So, there I was eating lunch at the SoBe Whole Foods Market and I noticed a barrel with a sign over it. Secure The Call. What the..? The sign with pictures of several older cell-phones got me to thinking. Over the past 12 years or so, I’ve collected over 6 cell phones that sat in a box. Some made it to a recycling center; some just got tossed into the trash.
After speaking with the president of Secure the Call, Mike Morgan told me why the barrel was in the Whole Foods Market and what is missing from the equation in Miami Beach; they don’t have any local Community Partners.
Before I get into what a Community Partner is, I’d like to give you a little mission and statistics information.
Secure the Call is a charity with a single mission; to collect and convert as many old cell phones as possible into 911 emergency access phones. This is done on a national basis, with collections and distributions going on in most states.
Now the stats: (Low Estimate) There are ~ 350 MM people in the United States. 80% of Americans have a cell phone. The average cell phone life is an average of two years before the battery goes or the provider offers a free upgrade w/another two year term. That translates to 350 MM x 80% x (1/2) = ~140 MM cell phones sold in the USA every year (Source).
Now, let’s take the MB resident figure and apply the same equation. 90,000 x 80% x (1/2) = ~ 36,000 cell phones sold every year here.
So, it’s safe to say 36k people in Miami Beach have cell phones. 14.4% of Miami Beach residents are seniors. But, according to Mr. Morgan, approximately 47% of all seniors don’t own a cell phone. So, approximately 13,000 seniors in just the Beach area don’t have a cell phone.
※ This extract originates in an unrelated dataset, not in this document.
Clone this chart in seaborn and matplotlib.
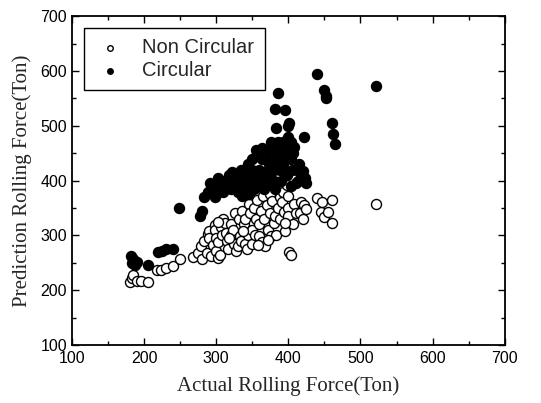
import matplotlib
matplotlib.use("Agg")
import matplotlib.pyplot as plt
from matplotlib.ticker import MultipleLocator
import seaborn as sns
import pandas as pd

# Non circular samples: actual vs predicted rolling force (ton)
noncirc_actual = [181, 183, 185, 190, 196, 205, 218, 224, 230, 240, 250, 268, 275, 279, 280,
                  283, 287, 288, 290, 290, 293, 296, 298, 298, 300, 300, 303, 303, 305, 306,
                  308, 310, 312, 313, 315, 317, 320, 321, 323, 325, 326, 327, 330, 331, 333,
                  335, 336, 338, 340, 340, 342, 344, 345, 347, 349, 350, 352, 354, 355, 357,
                  359, 360, 362, 364, 365, 366, 368, 370, 372, 374, 375, 376, 378, 380, 381,
                  383, 384, 386, 388, 389, 391, 393, 394, 396, 398, 400, 400, 400, 401, 404,
                  406, 408, 410, 414, 416, 418, 420, 422, 424, 440, 445, 447, 450, 455, 460,
                  461, 522, 302, 318, 337, 358, 372, 395]
noncirc_pred = [214, 222, 227, 217, 216, 215, 237, 236, 240, 244, 256, 260, 267, 280, 257,
                290, 268, 303, 308, 296, 262, 282, 318, 310, 296, 272, 288, 258, 265, 315,
                300, 330, 322, 305, 290, 275, 300, 320, 310, 285, 340, 272, 280, 330, 298,
                290, 345, 320, 330, 285, 276, 300, 358, 340, 310, 285, 350, 300, 330, 365,
                320, 298, 345, 288, 372, 330, 280, 356, 310, 376, 340, 298, 362, 322, 336,
                300, 386, 350, 370, 330, 360, 380, 342, 308, 392, 372, 350, 335, 270, 264,
                320, 358, 340, 400, 340, 360, 330, 355, 348, 368, 342, 360, 333, 342, 365,
                322, 358, 325, 295, 308, 282, 292, 322]

# Circular samples
circ_actual = [182, 185, 183, 187, 190, 205, 219, 225, 231, 240, 249, 278, 280, 283, 288,
               290, 292, 295, 298, 300, 302, 305, 308, 310, 312, 315, 318, 320, 320, 322,
               325, 328, 330, 332, 334, 335, 338, 340, 340, 342, 345, 345, 348, 350, 350,
               352, 355, 355, 357, 360, 360, 362, 363, 365, 366, 368, 370, 372, 373, 375,
               376, 378, 380, 380, 381, 382, 383, 385, 385, 386, 388, 389, 390, 390, 392,
               393, 395, 396, 398, 399, 400, 400, 401, 402, 403, 403, 405, 406, 410, 412,
               418, 422, 423, 440, 450, 452, 452, 460, 462, 464, 522,
               330, 336, 344, 350, 358, 364, 370, 377, 384, 391, 395, 397, 404, 408, 415,
               425, 420]
circ_pred = [263, 256, 249, 245, 251, 246, 270, 272, 276, 276, 350, 335, 345, 370, 380,
             378, 395, 380, 370, 390, 405, 385, 395, 380, 400, 392, 410, 395, 385, 415,
             400, 390, 410, 385, 420, 400, 395, 405, 385, 415, 395, 375, 410, 400, 420,
             385, 455, 395, 405, 420, 390, 410, 440, 400, 385, 415, 395, 455, 430, 405,
             470, 445, 420, 400, 530, 385, 495, 560, 445, 470, 455, 420, 400, 440, 470,
             430, 528, 450, 410, 480, 445, 500, 505, 460, 470, 390, 420, 450, 395, 420,
             410, 480, 405, 594, 565, 555, 550, 505, 485, 466, 573,
             380, 372, 430, 440, 445, 460, 440, 455, 432, 462, 415, 470, 440, 462, 430,
             395, 418]

nc = pd.DataFrame({"actual": noncirc_actual, "pred": noncirc_pred})
ci = pd.DataFrame({"actual": circ_actual, "pred": circ_pred})

sns.set_style("white")
plt.rcParams["font.family"] = ["Liberation Sans", "DejaVu Sans"]

fig = plt.figure(figsize=(5.41, 4.03), dpi=100)
ax = fig.add_axes([0.133, 0.144, 0.8, 0.816])

sns.scatterplot(data=nc, x="actual", y="pred", ax=ax, s=52, marker="o",
                facecolor="white", edgecolor="black", linewidth=1.0,
                label="Non Circular", zorder=2)
sns.scatterplot(data=ci, x="actual", y="pred", ax=ax, s=52, marker="o",
                color="black", edgecolor="black", linewidth=1.0,
                label="Circular", zorder=3)

ax.set_xlim(100, 700)
ax.set_ylim(100, 700)
ax.xaxis.set_major_locator(MultipleLocator(100))
ax.xaxis.set_minor_locator(MultipleLocator(50))
ax.yaxis.set_major_locator(MultipleLocator(100))
ax.yaxis.set_minor_locator(MultipleLocator(50))
ax.tick_params(which="both", direction="in", top=True, right=True,
               bottom=True, left=True, colors="black", labelsize=11.5, width=1.0)
ax.tick_params(which="major", length=5)
ax.tick_params(which="minor", length=3)
ax.tick_params(axis="x", pad=4)
for sp in ax.spines.values():
    sp.set_visible(True)
    sp.set_color("black")
    sp.set_linewidth(1.3)

ax.set_xlabel("Actual Rolling Force(Ton)", family=["Liberation Serif", "DejaVu Serif"],
              fontsize=15, labelpad=8)
ax.set_ylabel("Prediction Rolling Force(Ton)", family=["Liberation Serif", "DejaVu Serif"],
              fontsize=15, labelpad=6)

leg = ax.legend(loc="upper left", fontsize=14.5, frameon=True, fancybox=False,
                edgecolor="black", framealpha=1, markerscale=0.55,
                borderaxespad=0.6, handletextpad=0.8, borderpad=0.5,
                labelspacing=0.2, handlelength=1.6)
leg.get_frame().set_linewidth(1.0)

fig.savefig("out.png", dpi=100, facecolor="white")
Given the fact that Miami-Dade County is the 6th most populace in the USA, I’d estimate that number a lot higher.
Here’s the real need for the Secure the Call service locally.
Mr. Morgan related one of the major problems seniors have is falling down. Others include heart attacks, disorientation in an accident, and a myriad of other life threatening situations.
This is where Secure the Call comes in. They collect old cell phones, sell-off the unusable, refurbish the usable, and redistribute them to seniors and battered women.
The phones are wiped clean of any personal data left on them via an intern program established to help high school students earn credit toward graduation. The phones are then set to call 911 only and are given to seniors and woman who have no phones or can’t afford them. Yes, the program is free! Additionally, a volunteer teaches the recipients how to use their new emergency phone.
Now, I did say South Beach Whole Foods Market does have a recycling cell phone barrel in the store. (It’s in the community corner by the food counters, by the way) But, WFM is not a Community Partner. They have the barrel in the store, but Secure the Call still has to collect the phones and refurb or sell them to phone recyclers. And they do not send refurbed phones back to Miami for distribution at the moment. There simply is no one here to receive them, distribute them and teach seniors and battered woman how they work.
So, in essence, the phone you donate goes to someone outside your community; hence, the need for a Community Partner.
A Community Partner is pretty much a professional business offering cooperation between citizens, community and institutional resources. In this case, Secure the Call is looking for partners aiding in collection, distribution and instruction for local community citizens. The best candidates are:
- A Sheriff or Police Dept
- Grocery Stores
- Senior Centers
- Retirement Communities
We have a lot of them here. Secure the Call could use the help if you’re interested.
But for the cell phone user, we are putting thousands of cell phones in our local dumps. We are buying thousands of new cell phones every year—and this cycle is repeating. By discarding a useful cell phone, you waste the resource and deny others a possible emergency phone. So, please consider:
Donation of your cell phone is a tax deduction. A return label is provided for you here to send it off if you can’t get to one of the barrels at Whole Foods.
You can even download the tax deduction form from the Secure the Call website.
Some parting thoughts: Many times, cell phones given to recycling centers don’t get recycled at all; they go to the dump. (More on this another time) Your refurbished phone is a free 911 only service to seniors and battered woman. Your personal information is deleted so the phone is clean. You may help save someone’s life.